On The Road To Freedom
Acknowledging a work such as On The Road To Freedom should not be seen as an endorsement by The Dream Blog. But from time to time, we will be pointing out books that might be of interest to our readers.
I wanted to write a book people could actually use, and a travel book seemed to be the way to do it," said Cobb, who was a field secretary for the Student Nonviolent Coordinating Committee in the Mississippi Delta in the 1960s. "But while this is a travel book, I also consciously wrote it as a story ... I was trying to put things into the mix of the historical discussion, both in terms of place and in terms of people - especially women - who simply are virtually unknown."
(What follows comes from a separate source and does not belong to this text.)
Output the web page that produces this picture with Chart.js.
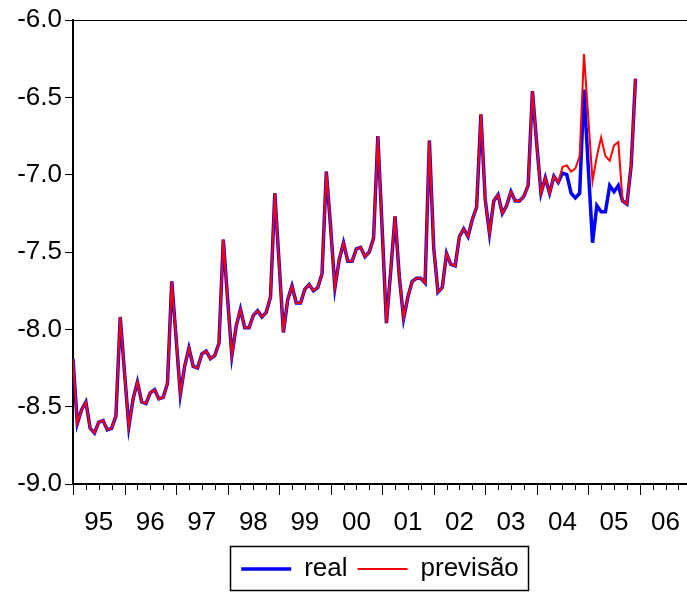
<!DOCTYPE html>
<html>
<head>
<meta charset="utf-8">
<script src="https://cdn.jsdelivr.net/npm/chart.js@4/dist/chart.umd.min.js"></script>
<style>
  html, body { margin: 0; padding: 0; background: #fff; }
  canvas { display: block; }
</style>
</head>
<body>
<canvas id="c" width="687" height="592"></canvas>
<script>
// Monthly observations, Jan 1995 .. Dec 2005
const real = [
  -8.19, -8.61, -8.52, -8.47, -8.64, -8.67, -8.60, -8.59, -8.65, -8.64, -8.56, -7.92,
  -8.28, -8.63, -8.45, -8.34, -8.47, -8.48, -8.41, -8.39, -8.45, -8.44, -8.35, -7.69,
  -8.05, -8.42, -8.24, -8.12, -8.24, -8.25, -8.16, -8.14, -8.19, -8.17, -8.09, -7.42,
  -7.80, -8.17, -7.98, -7.87, -7.99, -7.99, -7.91, -7.88, -7.92, -7.89, -7.79, -7.12,
  -7.57, -8.02, -7.81, -7.72, -7.83, -7.83, -7.74, -7.71, -7.75, -7.73, -7.64, -6.98,
  -7.34, -7.73, -7.55, -7.44, -7.56, -7.56, -7.48, -7.47, -7.53, -7.50, -7.41, -6.75,
  -7.35, -7.96, -7.62, -7.27, -7.66, -7.93, -7.79, -7.69, -7.67, -7.67, -7.70, -6.78,
  -7.47, -7.76, -7.73, -7.51, -7.58, -7.59, -7.40, -7.35, -7.40, -7.29, -7.21, -6.61,
  -7.16, -7.38, -7.17, -7.13, -7.25, -7.20, -7.11, -7.17, -7.17, -7.14, -7.07, -6.46,
  -6.80, -7.12, -7.02, -7.12, -7.01, -7.05, -6.99, -7.00, -7.12, -7.15, -7.12, -6.45,
  -6.95, -7.44, -7.20, -7.24, -7.24, -7.07, -7.11, -7.07, -7.17, -7.19, -6.94, -6.38
];
const previsao = [
  -8.19, -8.61, -8.52, -8.47, -8.64, -8.67, -8.60, -8.59, -8.65, -8.64, -8.56, -7.92,
  -8.28, -8.63, -8.45, -8.34, -8.47, -8.48, -8.41, -8.39, -8.45, -8.44, -8.35, -7.69,
  -8.05, -8.42, -8.24, -8.12, -8.24, -8.25, -8.16, -8.14, -8.19, -8.17, -8.09, -7.42,
  -7.80, -8.17, -7.98, -7.87, -7.99, -7.99, -7.91, -7.88, -7.92, -7.89, -7.79, -7.12,
  -7.57, -8.02, -7.81, -7.72, -7.83, -7.83, -7.74, -7.71, -7.75, -7.73, -7.64, -6.98,
  -7.34, -7.73, -7.55, -7.44, -7.56, -7.56, -7.48, -7.47, -7.53, -7.50, -7.41, -6.75,
  -7.35, -7.96, -7.62, -7.27, -7.66, -7.93, -7.79, -7.69, -7.67, -7.67, -7.70, -6.78,
  -7.47, -7.76, -7.73, -7.51, -7.58, -7.59, -7.40, -7.35, -7.40, -7.29, -7.21, -6.61,
  -7.16, -7.38, -7.17, -7.13, -7.25, -7.20, -7.11, -7.17, -7.17, -7.14, -7.07, -6.46,
  -6.80, -7.12, -7.02, -7.12, -7.01, -7.05, -6.95, -6.94, -6.98, -6.96, -6.88, -6.22,
  -6.63, -7.04, -6.88, -6.76, -6.88, -6.91, -6.81, -6.79, -7.17, -7.19, -6.94, -6.38
];
const yearLabels = ['95','96','97','98','99','00','01','02','03','04','05','06'];
const yTicks = [-9.0, -8.5, -8.0, -7.5, -7.0, -6.5, -6.0];

const FONT = "'Liberation Sans', Arial, sans-serif";

const toPoints = arr => arr.map((v, i) => ({ x: i, y: v }));

// centre the legend under the plot area rather than the whole canvas
const legendShift = {
  id: 'legendShift',
  afterLayout(chart) {
    const lg = chart.legend;
    if (!lg) return;
    const area = chart.chartArea;
    const dx = (area.left + area.right) / 2 - (lg.left + lg.right) / 2;
    lg.left += dx;
    lg.right += dx;
    if (typeof lg.adjustHitBoxes === 'function') lg.adjustHitBoxes();
  }
};

const axisDecor = {
  id: 'axisDecor',
  afterDraw(chart) {
    const ctx = chart.ctx;
    const xs = chart.scales.x;
    const area = chart.chartArea;
    ctx.save();
    ctx.strokeStyle = '#000';
    // top frame line
    ctx.lineWidth = 1;
    ctx.beginPath();
    ctx.moveTo(area.left, area.top + 0.5);
    ctx.lineTo(area.right, area.top + 0.5);
    ctx.stroke();
    // x tick marks: majors at year boundaries, minors each quarter
    ctx.lineWidth = 1;
    for (let m = 0; m <= 12 * yearLabels.length; m += 3) {
      if (m > xs.max) break;
      const px = Math.round(xs.getPixelForValue(m)) + 0.5;
      const len = (m % 12 === 0) ? 11 : 6;
      ctx.beginPath();
      ctx.moveTo(px, area.bottom);
      ctx.lineTo(px, area.bottom + len);
      ctx.stroke();
    }
    // legend frame
    const boxes = chart.legend && chart.legend.legendHitBoxes;
    if (boxes && boxes.length) {
      let l = Infinity, r = -Infinity;
      boxes.forEach(b => { l = Math.min(l, b.left); r = Math.max(r, b.left + b.width); });
      const top = chart.legend.top;
      const bottom = chart.legend.bottom;
      ctx.lineWidth = 1.5;
      ctx.strokeRect(Math.round(l - 11) + 0.5, top + 0.5, Math.round(r - l + 20), bottom - top - 2);
    }
    ctx.restore();
  }
};

new Chart(document.getElementById('c'), {
  type: 'line',
  data: {
    datasets: [
      {
        label: 'previsão',
        data: toPoints(previsao),
        borderColor: '#ff0000',
        backgroundColor: '#ff0000',
        borderWidth: 2,
        pointRadius: 0,
        tension: 0,
        fill: false
      },
      {
        label: 'real',
        data: toPoints(real),
        borderColor: '#0000ff',
        backgroundColor: '#0000ff',
        borderWidth: 3.5,
        pointRadius: 0,
        tension: 0,
        fill: false
      }
    ]
  },
  options: {
    responsive: false,
    animation: false,
    events: [],
    layout: { padding: { top: 20, left: 0, right: 0, bottom: 0 } },
    plugins: {
      tooltip: { enabled: false },
      legend: {
        display: true,
        position: 'bottom',
        reverse: true,
        labels: {
          usePointStyle: true,
          pointStyle: 'line',
          pointStyleWidth: 50,
          padding: 10,
          color: '#000',
          font: { family: FONT, size: 26 }
        }
      }
    },
    scales: {
      x: {
        type: 'linear',
        min: 0,
        max: 143,
        grid: { display: false, drawTicks: false },
        border: { display: true, color: '#000', width: 2 },
        afterBuildTicks: s => { s.ticks = yearLabels.map((_, k) => ({ value: 12 * k + 6 })); },
        afterFit: s => { s.height = 62; s.paddingLeft = 0; s.paddingRight = 0; },
        ticks: {
          autoSkip: false,
          maxRotation: 0,
          minRotation: 0,
          padding: 23,
          color: '#000',
          font: { family: FONT, size: 26 },
          callback: (v, idx) => yearLabels[idx]
        }
      },
      y: {
        type: 'linear',
        min: -9,
        max: -6,
        afterBuildTicks: s => { s.ticks = yTicks.map(v => ({ value: v })); },
        afterFit: s => { s.width = 73; },
        grid: { display: true, drawOnChartArea: false, drawTicks: true, tickLength: 8, color: '#000', lineWidth: 1 },
        border: { display: true, color: '#000', width: 2 },
        ticks: {
          padding: 3,
          color: '#000',
          font: { family: FONT, size: 26 },
          callback: v => Number(v).toFixed(1)
        }
      }
    }
  },
  plugins: [legendShift, axisDecor]
});
</script>
</body>
</html>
NEW YORK—If you drive six miles southwest of Anniston, Ala., you'll pass the spot where a bus was bombed in 1961 and the passengers - civil rights activists known as Freedom Riders - were beaten by a mob. There's no marker there, but it's one of 400 places in a new book called "On the Road to Freedom: A Guided Tour of the Civil Rights Trail" (Algonquin Books, $18.95).
Many of the sites included in the book are well-known - like the Lorraine Motel in Memphis, Tenn., where Martin Luther King Jr. was assassinated, now the National Civil Rights Museum. But Charles E. Cobb Jr., who wrote "On the Road to Freedom," says he also wanted to include little-known places - like the road near Anniston - "for the person who has a real interest in the civil rights movement and is not necessarily your ordinary tourist."